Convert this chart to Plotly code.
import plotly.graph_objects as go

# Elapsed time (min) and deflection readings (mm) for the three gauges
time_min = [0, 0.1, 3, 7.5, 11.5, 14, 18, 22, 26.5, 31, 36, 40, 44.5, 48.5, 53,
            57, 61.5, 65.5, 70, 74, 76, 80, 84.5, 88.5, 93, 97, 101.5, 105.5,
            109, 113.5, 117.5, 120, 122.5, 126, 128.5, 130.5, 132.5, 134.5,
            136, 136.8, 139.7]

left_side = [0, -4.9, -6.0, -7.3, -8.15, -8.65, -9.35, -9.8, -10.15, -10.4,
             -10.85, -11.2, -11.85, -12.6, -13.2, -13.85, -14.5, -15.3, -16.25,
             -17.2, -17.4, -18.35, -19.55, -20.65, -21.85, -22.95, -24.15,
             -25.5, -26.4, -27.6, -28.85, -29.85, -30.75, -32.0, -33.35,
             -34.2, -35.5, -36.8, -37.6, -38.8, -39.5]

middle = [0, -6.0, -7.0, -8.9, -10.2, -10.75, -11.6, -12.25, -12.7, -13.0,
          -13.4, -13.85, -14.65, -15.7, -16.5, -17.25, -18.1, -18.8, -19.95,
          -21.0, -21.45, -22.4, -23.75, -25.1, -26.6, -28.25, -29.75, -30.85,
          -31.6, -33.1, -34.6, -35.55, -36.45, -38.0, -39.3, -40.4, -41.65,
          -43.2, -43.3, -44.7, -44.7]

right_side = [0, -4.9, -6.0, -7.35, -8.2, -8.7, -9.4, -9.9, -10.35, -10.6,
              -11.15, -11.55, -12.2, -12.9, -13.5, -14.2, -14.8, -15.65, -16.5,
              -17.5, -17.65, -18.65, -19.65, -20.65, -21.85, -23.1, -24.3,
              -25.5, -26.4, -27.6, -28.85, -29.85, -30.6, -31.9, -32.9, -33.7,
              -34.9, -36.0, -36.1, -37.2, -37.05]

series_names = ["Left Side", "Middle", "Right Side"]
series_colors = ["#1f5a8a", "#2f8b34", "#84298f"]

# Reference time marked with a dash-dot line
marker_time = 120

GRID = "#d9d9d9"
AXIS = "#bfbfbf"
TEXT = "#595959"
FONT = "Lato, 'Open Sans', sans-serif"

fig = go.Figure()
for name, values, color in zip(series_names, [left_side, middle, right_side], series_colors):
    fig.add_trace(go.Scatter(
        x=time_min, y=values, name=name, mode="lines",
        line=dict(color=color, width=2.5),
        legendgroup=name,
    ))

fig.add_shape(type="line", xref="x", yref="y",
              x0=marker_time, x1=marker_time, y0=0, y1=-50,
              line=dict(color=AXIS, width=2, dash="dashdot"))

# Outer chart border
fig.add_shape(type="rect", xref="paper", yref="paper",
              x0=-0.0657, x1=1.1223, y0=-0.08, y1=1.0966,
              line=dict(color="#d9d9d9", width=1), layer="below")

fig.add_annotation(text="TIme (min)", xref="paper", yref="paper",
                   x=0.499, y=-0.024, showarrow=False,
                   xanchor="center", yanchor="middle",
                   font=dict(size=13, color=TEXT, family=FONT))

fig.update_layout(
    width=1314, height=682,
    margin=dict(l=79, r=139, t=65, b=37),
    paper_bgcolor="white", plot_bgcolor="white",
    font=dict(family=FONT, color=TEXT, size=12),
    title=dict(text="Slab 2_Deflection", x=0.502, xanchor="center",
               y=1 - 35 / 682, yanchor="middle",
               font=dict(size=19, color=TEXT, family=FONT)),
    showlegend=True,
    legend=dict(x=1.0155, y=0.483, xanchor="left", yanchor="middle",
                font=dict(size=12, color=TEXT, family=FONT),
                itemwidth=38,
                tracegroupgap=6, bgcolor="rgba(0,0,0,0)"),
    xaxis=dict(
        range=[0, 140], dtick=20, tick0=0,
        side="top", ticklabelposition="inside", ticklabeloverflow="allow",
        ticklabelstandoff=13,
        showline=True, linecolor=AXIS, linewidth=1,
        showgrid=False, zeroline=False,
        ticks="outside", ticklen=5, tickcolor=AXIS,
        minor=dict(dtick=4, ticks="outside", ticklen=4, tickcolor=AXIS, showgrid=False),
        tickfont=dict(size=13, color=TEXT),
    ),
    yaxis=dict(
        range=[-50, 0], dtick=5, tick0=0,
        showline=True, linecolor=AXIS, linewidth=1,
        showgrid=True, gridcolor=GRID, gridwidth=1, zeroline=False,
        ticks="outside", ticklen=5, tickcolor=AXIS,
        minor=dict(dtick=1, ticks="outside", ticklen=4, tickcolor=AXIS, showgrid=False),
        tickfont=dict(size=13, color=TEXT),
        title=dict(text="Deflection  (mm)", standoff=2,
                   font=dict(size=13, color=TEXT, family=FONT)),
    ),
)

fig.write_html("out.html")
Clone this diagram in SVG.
● ● ● ● ● ● ●
## Task description
Look for "chart" and pull out every line that has it.

## Exercise output
Convert this chart to Plotly code.
# Outer chart border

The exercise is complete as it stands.